News From the Border

Providing the news from a different front but from a war that we must win as well! I recognize the poverty and desperate conditions that many Latinos live in. We, as the USA, have a responsibility to do as much as we can to reach out to aid and assist spiritually with the Gospel and naturally with training, technology and resources. But poverty gives no one the right to break the laws of another sovereign nation.

Sunday, July 02, 2006

Mexican Voters Head to the Polls

Sunday , July 02, 2006

MEXICO CITY — Mexicans decided Sunday whether their country would become the latest Latin American nation to move to the left, voting in a tight presidential race between a shopkeeper's son promising to save the poor and a conservative calling his rival's free-spending populism dangerous.

The campaign, which exposed Mexico's painful class divisions, was the first since Vicente Fox's stunning victory six years ago ended 71 years of rule by the Institutional Revolutionary Party, or PRI.

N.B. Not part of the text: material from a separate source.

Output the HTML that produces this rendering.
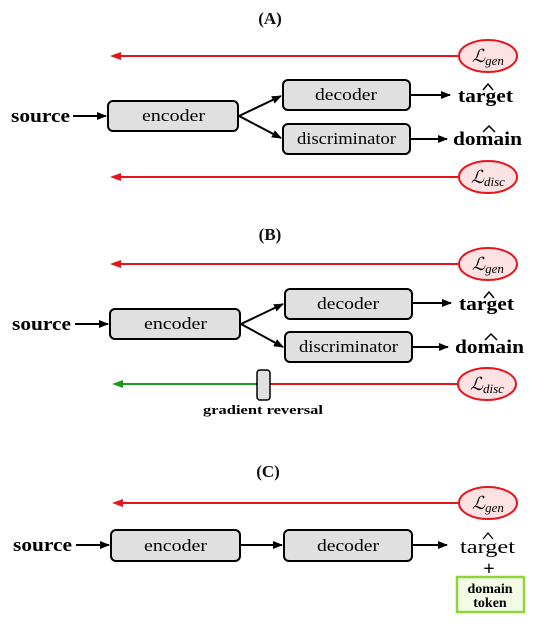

Polls predict a close race between conservative Felipe Calderon, 43, of Fox's National Action Party, and leftist Andres Manuel Lopez Obrador, 52, a former Mexico City mayor from the Democratic Revolution Party. The PRI's Roberto Madrazo, 53, was running a distant third, ahead of two minor candidates.

CountryWatch: Mexico

All three candidates promised to strengthen relations with the United States while opposing increased border security measures unpopular in Mexico.

Calderon champions temporary guest work programs and job creation so people will not cross the border. Lopez Obrador, on the other hand, promises to use Mexican consulates to defend immigrants' rights in the United States and wants the U.S. government to contribute to job creation in Mexico.

Officials hoped to announce a new president a few hours after the last poll closed at 9 p.m. EDT, based on a quick count. But they cautioned they would wait if no candidate had a strong enough lead.